*** Material for the task ***

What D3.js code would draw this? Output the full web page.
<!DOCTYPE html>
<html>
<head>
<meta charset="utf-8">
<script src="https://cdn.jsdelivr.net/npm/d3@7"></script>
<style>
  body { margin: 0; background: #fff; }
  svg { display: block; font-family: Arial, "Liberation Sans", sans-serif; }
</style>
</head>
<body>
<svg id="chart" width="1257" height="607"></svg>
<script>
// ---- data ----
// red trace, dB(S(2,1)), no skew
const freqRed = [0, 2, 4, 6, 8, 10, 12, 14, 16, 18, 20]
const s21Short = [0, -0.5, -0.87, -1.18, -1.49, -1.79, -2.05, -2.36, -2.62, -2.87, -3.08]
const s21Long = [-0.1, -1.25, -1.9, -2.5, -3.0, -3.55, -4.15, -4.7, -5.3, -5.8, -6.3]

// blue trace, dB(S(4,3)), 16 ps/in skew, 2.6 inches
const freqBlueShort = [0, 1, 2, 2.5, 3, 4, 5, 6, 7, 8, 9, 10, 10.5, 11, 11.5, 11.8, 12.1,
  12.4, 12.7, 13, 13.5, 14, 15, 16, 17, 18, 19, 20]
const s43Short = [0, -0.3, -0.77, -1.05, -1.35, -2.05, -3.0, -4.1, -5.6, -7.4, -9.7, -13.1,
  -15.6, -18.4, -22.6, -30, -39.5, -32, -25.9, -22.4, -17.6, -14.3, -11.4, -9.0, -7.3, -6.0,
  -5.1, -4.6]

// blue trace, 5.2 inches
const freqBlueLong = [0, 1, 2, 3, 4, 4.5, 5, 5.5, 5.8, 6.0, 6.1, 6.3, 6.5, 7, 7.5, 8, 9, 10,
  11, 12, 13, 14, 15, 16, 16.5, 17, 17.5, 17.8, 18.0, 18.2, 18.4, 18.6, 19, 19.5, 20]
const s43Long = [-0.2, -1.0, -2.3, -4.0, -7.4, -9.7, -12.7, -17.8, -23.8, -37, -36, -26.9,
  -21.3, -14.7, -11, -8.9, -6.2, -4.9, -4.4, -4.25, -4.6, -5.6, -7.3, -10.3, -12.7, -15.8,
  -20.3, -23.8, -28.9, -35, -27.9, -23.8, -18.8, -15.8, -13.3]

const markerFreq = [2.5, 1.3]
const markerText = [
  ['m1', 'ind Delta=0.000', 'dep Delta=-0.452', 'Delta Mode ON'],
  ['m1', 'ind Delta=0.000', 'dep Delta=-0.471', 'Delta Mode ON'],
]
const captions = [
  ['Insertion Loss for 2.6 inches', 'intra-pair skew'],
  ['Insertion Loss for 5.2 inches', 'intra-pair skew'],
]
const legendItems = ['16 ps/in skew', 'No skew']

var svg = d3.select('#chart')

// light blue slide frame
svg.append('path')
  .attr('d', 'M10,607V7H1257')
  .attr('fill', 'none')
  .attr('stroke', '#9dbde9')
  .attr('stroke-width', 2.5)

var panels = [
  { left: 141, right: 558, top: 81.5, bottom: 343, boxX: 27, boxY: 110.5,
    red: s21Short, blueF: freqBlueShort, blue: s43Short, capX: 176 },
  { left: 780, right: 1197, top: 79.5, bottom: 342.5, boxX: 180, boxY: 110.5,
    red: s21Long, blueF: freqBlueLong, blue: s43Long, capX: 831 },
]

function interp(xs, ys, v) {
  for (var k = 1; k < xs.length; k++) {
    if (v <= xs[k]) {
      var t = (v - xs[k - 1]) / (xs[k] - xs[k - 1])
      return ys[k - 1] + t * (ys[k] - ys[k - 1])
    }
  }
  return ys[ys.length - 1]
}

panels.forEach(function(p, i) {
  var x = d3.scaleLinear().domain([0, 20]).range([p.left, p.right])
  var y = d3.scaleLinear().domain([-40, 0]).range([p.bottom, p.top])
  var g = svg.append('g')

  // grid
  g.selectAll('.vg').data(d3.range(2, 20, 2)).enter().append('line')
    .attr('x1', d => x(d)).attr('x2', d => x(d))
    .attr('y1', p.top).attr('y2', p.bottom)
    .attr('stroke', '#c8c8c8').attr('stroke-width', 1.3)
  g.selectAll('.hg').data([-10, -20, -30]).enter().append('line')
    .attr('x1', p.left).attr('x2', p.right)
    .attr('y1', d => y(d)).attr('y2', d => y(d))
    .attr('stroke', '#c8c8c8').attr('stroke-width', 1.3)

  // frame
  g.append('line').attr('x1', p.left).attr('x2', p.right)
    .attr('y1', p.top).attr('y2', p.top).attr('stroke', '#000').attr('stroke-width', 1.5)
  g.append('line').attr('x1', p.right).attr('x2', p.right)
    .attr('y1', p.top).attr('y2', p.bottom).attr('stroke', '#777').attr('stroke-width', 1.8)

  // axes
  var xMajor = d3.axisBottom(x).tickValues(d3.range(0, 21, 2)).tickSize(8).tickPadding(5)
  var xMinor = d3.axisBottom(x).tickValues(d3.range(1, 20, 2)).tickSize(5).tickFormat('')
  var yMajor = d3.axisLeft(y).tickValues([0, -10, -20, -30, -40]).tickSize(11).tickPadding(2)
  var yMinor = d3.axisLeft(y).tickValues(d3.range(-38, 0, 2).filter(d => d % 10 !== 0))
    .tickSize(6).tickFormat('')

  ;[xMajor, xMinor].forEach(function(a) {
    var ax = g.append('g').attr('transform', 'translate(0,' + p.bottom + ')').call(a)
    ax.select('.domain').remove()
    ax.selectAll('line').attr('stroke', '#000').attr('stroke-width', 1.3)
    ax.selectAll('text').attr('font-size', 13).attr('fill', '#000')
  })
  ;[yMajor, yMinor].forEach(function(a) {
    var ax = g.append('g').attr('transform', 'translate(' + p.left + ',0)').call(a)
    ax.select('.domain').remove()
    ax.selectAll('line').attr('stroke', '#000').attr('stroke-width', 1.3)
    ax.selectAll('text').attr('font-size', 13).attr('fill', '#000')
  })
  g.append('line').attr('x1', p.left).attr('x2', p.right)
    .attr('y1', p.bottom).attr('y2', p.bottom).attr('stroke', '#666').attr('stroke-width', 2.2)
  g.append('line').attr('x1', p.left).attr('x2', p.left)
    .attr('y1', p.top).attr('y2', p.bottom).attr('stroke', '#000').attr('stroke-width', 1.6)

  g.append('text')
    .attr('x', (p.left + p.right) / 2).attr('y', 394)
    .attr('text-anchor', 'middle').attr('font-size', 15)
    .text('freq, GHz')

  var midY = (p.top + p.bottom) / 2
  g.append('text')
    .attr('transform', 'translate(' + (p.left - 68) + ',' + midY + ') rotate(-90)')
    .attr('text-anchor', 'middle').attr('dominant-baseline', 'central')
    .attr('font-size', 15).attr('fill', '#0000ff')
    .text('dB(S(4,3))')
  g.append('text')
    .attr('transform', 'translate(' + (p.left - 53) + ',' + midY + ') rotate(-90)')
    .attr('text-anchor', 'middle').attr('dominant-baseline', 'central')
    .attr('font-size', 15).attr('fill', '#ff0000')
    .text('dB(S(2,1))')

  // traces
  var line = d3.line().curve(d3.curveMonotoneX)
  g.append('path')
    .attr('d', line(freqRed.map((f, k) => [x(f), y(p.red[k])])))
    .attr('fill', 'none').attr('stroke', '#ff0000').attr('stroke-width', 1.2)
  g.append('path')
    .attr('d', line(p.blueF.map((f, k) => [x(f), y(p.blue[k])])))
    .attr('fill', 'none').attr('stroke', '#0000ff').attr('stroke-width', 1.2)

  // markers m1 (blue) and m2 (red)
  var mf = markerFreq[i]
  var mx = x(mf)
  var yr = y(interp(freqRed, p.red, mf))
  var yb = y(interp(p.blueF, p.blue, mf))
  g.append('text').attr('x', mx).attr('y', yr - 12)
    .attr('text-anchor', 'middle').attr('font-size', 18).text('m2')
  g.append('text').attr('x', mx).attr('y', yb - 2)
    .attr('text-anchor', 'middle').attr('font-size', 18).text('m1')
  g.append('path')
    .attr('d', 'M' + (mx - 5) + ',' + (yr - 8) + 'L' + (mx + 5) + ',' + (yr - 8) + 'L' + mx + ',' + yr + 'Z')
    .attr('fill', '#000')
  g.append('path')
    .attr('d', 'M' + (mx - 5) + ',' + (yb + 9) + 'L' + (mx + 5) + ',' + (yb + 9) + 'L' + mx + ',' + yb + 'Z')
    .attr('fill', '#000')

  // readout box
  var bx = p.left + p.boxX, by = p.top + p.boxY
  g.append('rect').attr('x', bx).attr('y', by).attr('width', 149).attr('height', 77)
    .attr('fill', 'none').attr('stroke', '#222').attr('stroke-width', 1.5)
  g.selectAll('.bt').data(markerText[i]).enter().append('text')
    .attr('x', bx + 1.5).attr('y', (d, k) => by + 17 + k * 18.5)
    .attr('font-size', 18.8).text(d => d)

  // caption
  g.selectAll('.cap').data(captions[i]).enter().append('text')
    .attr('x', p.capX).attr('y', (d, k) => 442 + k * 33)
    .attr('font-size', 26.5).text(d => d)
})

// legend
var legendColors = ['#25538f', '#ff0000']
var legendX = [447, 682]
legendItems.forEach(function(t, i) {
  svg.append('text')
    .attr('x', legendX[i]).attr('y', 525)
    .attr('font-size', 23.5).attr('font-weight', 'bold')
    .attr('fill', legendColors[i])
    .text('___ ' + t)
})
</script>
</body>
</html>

***
*** Material for the task ***

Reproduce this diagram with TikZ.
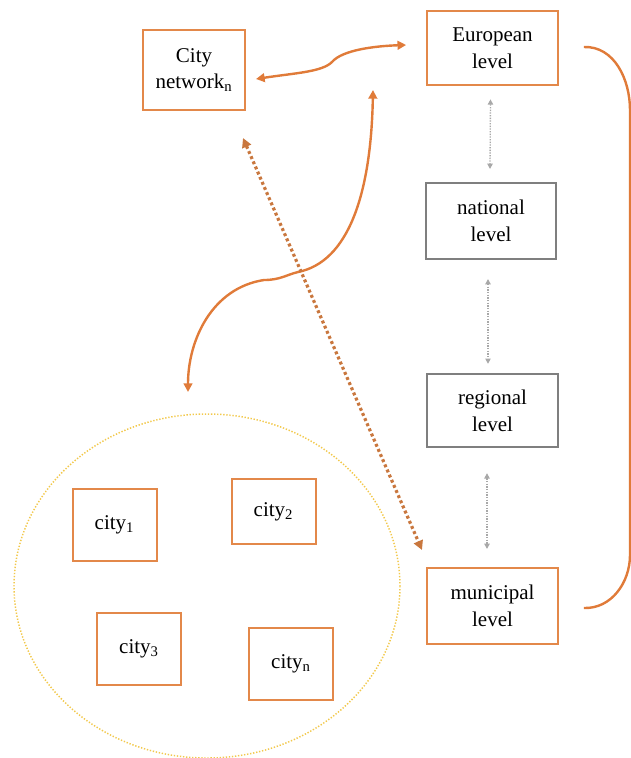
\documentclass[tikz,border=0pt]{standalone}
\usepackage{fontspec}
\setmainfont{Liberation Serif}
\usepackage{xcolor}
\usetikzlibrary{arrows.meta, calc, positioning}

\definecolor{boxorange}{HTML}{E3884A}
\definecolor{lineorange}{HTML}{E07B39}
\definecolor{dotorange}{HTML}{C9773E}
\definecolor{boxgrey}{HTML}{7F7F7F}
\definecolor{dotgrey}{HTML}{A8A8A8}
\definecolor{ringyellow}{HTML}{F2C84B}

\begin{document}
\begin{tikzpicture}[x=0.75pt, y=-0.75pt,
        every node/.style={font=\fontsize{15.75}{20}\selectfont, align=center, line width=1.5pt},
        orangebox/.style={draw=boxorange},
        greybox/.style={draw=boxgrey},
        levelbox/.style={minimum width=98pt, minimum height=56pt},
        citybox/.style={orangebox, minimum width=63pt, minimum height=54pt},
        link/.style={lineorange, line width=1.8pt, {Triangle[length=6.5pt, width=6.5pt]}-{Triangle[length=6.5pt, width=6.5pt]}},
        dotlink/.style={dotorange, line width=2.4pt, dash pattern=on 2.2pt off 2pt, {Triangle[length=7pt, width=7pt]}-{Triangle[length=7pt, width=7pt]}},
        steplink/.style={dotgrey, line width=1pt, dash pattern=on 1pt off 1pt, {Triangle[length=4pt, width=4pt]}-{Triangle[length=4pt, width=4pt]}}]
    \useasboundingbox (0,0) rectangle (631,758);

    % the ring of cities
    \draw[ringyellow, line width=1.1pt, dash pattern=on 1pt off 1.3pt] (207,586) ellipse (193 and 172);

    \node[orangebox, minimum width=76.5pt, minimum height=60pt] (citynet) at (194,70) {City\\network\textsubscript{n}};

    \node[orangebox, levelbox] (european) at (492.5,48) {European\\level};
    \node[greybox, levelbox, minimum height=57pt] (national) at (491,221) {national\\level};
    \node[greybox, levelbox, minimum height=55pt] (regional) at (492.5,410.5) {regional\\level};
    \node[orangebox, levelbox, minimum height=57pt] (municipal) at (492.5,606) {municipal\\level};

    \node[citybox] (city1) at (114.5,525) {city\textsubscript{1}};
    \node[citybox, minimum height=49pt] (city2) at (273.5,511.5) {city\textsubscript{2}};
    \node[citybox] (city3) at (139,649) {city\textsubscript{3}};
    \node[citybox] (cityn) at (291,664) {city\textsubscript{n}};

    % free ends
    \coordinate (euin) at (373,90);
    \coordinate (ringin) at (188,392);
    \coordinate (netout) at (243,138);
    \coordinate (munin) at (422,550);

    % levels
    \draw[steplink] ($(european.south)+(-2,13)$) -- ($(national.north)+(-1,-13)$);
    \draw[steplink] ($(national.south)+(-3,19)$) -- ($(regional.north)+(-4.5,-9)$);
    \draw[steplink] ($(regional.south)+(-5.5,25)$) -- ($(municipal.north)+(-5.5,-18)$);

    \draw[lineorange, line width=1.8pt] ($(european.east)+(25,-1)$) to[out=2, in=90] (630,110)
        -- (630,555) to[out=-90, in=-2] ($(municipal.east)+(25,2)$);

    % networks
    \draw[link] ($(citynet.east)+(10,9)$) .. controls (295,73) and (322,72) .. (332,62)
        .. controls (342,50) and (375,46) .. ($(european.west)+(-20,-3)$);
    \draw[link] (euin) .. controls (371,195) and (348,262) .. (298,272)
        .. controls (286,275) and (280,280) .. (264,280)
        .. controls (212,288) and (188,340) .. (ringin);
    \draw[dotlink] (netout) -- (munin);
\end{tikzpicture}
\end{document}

***

**Stated exercise**
Go up to the line with "Reproduce this diagram with TikZ." and retype exactly from there through the line with "(0,0) rectangle (631,758);". Leave out pictures.

**Exercise answer**
Reproduce this diagram with TikZ.
\documentclass[tikz,border=0pt]{standalone}
\usepackage{fontspec}
\setmainfont{Liberation Serif}
\usepackage{xcolor}
\usetikzlibrary{arrows.meta, calc, positioning}

\definecolor{boxorange}{HTML}{E3884A}
\definecolor{lineorange}{HTML}{E07B39}
\definecolor{dotorange}{HTML}{C9773E}
\definecolor{boxgrey}{HTML}{7F7F7F}
\definecolor{dotgrey}{HTML}{A8A8A8}
\definecolor{ringyellow}{HTML}{F2C84B}

\begin{document}
\begin{tikzpicture}[x=0.75pt, y=-0.75pt,
        every node/.style={font=\fontsize{15.75}{20}\selectfont, align=center, line width=1.5pt},
        orangebox/.style={draw=boxorange},
        greybox/.style={draw=boxgrey},
        levelbox/.style={minimum width=98pt, minimum height=56pt},
        citybox/.style={orangebox, minimum width=63pt, minimum height=54pt},
        link/.style={lineorange, line width=1.8pt, {Triangle[length=6.5pt, width=6.5pt]}-{Triangle[length=6.5pt, width=6.5pt]}},
        dotlink/.style={dotorange, line width=2.4pt, dash pattern=on 2.2pt off 2pt, {Triangle[length=7pt, width=7pt]}-{Triangle[length=7pt, width=7pt]}},
        steplink/.style={dotgrey, line width=1pt, dash pattern=on 1pt off 1pt, {Triangle[length=4pt, width=4pt]}-{Triangle[length=4pt, width=4pt]}}]
    \useasboundingbox (0,0) rectangle (631,758);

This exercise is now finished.